=== RECORD LIST ===

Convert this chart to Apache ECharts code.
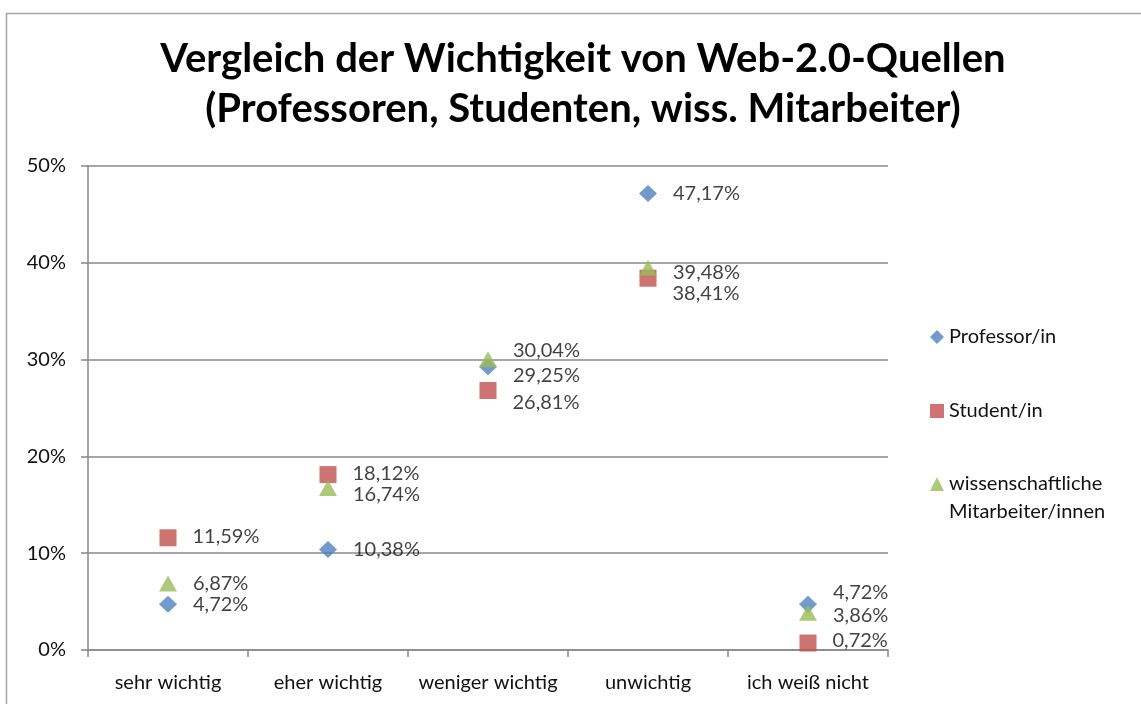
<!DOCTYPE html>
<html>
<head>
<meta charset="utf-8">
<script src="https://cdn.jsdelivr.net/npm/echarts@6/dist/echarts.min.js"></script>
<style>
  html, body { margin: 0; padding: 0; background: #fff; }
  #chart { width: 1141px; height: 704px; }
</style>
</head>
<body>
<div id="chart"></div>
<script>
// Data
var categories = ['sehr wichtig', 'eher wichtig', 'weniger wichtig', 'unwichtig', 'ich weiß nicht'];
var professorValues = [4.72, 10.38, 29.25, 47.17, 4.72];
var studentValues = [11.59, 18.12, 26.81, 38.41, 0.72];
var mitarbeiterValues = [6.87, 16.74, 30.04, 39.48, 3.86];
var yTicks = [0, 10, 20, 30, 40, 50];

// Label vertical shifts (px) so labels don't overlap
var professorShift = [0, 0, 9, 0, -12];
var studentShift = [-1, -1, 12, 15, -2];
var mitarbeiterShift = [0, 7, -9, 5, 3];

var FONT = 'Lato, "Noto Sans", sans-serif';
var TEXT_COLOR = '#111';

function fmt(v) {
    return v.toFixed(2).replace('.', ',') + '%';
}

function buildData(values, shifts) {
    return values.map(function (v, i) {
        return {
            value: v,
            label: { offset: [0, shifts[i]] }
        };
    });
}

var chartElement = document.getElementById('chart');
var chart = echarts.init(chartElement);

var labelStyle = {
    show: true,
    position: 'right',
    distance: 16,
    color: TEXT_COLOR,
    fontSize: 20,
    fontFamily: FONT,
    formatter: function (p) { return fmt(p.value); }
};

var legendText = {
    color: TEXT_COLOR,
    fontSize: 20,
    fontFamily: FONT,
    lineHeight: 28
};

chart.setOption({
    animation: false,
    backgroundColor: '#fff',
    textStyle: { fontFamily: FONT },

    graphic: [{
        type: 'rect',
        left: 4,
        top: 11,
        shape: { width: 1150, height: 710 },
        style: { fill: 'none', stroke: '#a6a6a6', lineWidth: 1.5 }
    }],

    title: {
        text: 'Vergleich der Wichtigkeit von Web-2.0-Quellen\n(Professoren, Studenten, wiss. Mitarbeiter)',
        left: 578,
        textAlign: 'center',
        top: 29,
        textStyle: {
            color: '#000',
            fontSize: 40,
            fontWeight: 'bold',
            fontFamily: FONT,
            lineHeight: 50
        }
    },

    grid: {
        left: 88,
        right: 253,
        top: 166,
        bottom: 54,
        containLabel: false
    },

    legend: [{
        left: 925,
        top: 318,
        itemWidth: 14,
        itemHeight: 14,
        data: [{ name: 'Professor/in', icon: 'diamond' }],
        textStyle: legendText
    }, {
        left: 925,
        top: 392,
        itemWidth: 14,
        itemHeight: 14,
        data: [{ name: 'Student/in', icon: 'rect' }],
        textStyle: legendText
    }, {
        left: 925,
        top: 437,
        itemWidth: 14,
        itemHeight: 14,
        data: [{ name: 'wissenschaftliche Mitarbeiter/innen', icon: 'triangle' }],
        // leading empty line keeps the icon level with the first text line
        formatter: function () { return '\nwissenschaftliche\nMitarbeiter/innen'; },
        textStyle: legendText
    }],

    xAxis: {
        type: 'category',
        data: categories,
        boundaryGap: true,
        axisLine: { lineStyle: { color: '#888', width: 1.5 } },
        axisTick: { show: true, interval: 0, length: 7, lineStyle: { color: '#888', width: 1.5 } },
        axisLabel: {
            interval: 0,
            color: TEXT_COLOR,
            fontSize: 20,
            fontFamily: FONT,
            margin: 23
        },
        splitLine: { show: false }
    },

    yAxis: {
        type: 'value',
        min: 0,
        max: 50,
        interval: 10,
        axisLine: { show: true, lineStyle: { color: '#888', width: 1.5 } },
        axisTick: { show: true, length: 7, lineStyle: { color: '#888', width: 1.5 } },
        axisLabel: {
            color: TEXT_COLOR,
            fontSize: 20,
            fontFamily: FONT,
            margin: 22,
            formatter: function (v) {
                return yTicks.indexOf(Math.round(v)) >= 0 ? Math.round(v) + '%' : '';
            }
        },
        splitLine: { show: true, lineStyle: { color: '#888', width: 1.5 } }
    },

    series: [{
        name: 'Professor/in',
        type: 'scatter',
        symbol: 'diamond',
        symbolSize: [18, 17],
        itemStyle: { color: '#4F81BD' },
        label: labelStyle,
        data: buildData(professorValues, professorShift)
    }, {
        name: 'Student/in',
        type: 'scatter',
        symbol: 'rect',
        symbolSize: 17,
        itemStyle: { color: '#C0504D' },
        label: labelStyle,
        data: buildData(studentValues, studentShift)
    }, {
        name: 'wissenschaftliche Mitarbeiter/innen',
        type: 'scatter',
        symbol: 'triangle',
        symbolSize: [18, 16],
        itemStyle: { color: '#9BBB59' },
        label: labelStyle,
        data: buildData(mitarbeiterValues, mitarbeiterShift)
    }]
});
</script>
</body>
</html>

===
=== RECORD LIST ===

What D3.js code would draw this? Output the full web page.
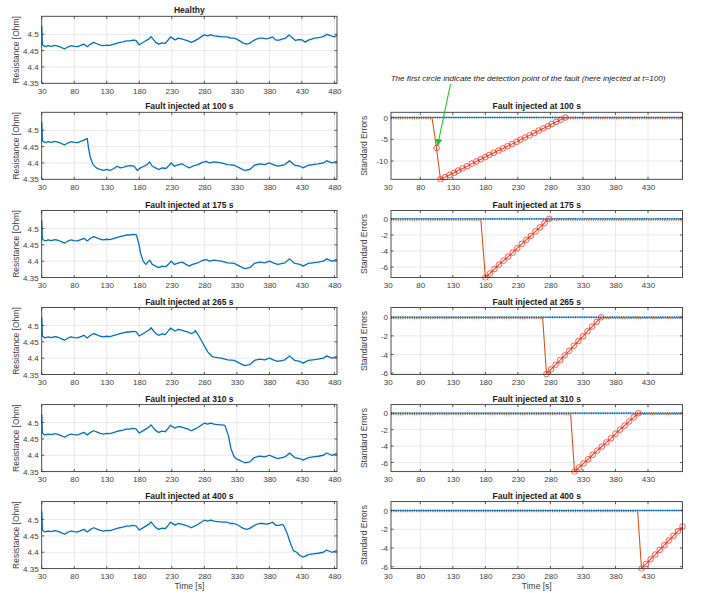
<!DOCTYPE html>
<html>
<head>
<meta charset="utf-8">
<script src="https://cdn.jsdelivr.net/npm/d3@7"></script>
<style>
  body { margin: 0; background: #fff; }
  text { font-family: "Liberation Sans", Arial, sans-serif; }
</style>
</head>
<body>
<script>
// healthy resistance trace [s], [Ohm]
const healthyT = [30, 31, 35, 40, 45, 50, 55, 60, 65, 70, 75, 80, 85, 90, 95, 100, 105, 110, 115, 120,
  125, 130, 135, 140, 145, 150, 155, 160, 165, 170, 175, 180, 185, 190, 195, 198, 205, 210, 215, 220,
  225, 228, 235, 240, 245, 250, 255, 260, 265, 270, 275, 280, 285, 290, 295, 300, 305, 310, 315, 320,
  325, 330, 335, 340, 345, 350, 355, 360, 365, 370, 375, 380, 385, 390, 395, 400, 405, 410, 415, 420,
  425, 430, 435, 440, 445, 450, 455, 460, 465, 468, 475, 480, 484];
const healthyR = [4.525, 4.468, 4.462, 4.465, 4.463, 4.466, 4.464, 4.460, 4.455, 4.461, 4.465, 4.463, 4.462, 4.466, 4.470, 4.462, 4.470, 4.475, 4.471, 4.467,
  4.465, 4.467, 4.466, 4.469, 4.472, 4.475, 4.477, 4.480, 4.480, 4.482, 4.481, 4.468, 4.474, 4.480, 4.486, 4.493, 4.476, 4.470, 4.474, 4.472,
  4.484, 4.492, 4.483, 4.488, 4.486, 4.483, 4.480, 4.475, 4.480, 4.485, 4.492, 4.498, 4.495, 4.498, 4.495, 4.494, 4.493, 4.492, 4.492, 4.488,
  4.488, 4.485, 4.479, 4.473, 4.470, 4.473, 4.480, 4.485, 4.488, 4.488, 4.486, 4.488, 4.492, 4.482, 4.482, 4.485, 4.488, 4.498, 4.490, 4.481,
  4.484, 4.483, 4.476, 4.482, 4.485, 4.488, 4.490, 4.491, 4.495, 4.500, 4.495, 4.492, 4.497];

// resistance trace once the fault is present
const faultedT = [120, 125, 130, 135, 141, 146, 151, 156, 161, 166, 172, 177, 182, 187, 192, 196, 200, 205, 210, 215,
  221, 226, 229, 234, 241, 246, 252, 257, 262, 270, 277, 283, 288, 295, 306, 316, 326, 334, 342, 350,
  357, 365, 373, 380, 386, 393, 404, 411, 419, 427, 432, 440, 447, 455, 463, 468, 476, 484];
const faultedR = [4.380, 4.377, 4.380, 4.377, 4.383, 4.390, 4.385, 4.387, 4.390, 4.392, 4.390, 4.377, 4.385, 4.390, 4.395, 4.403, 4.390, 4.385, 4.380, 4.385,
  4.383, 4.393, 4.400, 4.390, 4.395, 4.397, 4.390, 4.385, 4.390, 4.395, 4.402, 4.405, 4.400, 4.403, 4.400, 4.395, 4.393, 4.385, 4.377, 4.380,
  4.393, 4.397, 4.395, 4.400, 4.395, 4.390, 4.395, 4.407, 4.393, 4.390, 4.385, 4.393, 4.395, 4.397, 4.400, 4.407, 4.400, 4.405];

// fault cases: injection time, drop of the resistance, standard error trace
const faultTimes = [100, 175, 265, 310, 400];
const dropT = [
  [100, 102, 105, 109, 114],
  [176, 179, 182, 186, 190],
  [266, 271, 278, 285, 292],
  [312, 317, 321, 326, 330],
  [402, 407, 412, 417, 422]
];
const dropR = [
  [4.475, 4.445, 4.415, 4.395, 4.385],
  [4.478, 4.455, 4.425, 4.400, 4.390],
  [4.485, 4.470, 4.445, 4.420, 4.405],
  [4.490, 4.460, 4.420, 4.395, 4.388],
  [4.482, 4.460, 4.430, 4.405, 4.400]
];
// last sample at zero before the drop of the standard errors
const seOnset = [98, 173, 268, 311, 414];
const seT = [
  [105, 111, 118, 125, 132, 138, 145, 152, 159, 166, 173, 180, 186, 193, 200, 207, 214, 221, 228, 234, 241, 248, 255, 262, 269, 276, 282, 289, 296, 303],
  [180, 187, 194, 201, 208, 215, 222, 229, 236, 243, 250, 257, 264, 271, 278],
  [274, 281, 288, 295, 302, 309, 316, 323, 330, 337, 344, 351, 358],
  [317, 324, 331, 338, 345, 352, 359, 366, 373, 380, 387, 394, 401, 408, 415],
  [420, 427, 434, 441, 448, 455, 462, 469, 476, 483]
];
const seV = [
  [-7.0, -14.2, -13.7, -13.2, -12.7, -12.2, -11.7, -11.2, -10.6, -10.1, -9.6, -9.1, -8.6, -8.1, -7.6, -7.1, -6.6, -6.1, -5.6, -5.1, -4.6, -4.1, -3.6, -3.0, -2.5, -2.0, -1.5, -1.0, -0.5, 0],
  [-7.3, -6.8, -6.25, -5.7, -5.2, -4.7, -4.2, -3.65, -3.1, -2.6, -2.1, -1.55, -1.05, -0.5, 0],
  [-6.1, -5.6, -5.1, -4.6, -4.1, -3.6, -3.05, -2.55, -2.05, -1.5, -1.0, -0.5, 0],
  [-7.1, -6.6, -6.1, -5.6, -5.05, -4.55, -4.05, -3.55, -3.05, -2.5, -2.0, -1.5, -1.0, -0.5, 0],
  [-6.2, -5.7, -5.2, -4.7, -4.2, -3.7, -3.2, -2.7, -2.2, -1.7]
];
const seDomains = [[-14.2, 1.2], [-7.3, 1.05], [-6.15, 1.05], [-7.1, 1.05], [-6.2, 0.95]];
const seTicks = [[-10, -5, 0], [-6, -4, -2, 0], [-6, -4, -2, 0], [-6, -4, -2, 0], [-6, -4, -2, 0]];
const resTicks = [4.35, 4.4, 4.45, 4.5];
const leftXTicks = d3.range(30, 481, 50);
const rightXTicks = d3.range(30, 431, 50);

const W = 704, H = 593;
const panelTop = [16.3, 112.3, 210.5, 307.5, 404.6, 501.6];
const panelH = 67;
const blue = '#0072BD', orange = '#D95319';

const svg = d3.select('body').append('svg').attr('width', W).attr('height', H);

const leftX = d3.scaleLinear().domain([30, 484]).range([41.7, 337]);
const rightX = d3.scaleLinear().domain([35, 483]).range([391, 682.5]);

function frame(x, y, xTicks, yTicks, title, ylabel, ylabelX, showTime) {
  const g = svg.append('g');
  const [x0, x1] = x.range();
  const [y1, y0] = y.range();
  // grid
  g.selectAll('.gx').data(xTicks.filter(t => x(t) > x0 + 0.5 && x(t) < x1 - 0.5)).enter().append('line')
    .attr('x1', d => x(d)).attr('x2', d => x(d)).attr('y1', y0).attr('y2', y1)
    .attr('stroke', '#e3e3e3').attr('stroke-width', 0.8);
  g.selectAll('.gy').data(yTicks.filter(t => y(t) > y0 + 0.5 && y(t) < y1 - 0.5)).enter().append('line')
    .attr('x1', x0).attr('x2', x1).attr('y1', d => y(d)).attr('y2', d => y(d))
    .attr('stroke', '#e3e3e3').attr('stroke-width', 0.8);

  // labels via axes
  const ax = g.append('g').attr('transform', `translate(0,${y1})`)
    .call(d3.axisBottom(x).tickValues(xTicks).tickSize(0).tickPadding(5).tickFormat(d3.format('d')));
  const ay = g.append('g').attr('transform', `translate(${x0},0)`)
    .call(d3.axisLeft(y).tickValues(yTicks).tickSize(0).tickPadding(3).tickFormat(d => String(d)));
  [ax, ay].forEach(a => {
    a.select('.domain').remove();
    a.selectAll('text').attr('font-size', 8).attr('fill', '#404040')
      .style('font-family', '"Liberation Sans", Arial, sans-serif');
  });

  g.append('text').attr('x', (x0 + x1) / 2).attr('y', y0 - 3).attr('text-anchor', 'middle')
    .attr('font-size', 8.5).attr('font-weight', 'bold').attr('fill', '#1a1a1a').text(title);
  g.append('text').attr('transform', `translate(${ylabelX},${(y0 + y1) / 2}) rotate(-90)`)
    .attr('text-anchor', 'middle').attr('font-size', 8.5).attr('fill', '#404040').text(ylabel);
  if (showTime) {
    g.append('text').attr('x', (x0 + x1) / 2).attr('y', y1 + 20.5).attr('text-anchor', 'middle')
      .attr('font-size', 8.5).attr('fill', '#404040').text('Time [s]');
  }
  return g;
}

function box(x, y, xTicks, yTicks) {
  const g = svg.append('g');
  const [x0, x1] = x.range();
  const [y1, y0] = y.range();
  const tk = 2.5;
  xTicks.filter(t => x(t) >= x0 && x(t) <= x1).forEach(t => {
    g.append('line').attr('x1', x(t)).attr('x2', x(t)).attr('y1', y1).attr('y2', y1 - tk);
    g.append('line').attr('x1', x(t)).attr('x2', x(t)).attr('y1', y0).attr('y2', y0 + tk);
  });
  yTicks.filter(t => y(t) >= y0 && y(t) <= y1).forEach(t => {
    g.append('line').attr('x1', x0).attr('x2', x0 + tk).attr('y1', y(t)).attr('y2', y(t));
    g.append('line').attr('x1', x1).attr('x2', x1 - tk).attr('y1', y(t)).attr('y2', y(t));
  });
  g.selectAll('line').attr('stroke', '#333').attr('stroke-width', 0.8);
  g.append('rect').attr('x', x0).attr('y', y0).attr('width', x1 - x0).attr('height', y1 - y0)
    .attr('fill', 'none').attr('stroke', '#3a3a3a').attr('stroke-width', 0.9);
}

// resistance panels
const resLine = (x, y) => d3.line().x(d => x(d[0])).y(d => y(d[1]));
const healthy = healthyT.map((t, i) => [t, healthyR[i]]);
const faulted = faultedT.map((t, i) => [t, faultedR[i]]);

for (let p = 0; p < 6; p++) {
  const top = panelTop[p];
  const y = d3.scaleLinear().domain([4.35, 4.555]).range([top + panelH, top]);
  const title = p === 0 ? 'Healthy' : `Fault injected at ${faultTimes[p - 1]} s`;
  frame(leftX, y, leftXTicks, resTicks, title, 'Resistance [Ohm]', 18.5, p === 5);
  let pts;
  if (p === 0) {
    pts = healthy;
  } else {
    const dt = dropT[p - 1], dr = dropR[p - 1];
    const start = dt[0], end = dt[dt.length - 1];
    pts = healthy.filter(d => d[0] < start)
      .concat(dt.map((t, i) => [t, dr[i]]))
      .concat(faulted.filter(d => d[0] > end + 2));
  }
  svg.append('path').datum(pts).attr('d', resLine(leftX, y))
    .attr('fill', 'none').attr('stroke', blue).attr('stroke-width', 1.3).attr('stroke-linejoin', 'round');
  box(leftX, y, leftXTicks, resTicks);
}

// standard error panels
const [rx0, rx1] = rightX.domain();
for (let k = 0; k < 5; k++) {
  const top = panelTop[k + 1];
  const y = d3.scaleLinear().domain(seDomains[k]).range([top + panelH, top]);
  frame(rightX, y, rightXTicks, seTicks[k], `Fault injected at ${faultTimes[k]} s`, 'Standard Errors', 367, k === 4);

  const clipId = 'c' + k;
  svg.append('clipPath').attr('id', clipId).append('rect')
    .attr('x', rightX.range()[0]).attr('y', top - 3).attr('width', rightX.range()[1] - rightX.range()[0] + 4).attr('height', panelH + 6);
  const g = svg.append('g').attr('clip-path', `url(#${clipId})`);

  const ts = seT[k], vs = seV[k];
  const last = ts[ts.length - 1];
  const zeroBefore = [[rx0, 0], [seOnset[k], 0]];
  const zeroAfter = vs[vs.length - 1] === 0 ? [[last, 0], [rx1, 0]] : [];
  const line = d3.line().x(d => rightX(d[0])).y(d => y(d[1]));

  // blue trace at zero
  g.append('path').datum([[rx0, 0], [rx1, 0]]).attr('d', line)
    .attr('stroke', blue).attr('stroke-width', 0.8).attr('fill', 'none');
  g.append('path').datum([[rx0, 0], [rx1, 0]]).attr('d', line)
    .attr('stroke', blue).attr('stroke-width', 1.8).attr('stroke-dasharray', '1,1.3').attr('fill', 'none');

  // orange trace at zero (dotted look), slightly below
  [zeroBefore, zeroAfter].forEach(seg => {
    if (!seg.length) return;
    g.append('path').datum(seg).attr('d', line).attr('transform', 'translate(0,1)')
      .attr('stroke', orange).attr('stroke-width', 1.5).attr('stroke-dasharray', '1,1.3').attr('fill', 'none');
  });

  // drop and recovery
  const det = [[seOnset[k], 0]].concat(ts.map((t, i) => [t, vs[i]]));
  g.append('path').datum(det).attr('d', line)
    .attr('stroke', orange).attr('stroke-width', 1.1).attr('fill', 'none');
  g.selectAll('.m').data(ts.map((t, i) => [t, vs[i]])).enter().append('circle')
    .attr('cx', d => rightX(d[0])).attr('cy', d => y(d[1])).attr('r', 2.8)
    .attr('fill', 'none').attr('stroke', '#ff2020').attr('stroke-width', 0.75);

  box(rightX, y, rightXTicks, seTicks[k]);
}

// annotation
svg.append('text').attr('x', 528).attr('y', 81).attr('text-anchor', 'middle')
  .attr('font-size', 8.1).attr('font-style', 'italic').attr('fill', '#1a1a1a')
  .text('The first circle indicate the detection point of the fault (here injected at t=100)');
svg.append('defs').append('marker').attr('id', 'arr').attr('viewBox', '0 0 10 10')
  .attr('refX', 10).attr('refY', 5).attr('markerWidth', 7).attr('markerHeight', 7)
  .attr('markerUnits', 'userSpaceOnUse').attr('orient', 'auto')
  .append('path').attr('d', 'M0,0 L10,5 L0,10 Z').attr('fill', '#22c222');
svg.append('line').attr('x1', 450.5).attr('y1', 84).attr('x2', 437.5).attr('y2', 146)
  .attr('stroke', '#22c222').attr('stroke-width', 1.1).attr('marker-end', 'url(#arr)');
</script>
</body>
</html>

===

__REQUIRED TASK__:
Extract from the data every line where "code" shows up.

__THE COMPLETED TASK__:
Convert this chart to Apache ECharts code.
What D3.js code would draw this? Output the full web page.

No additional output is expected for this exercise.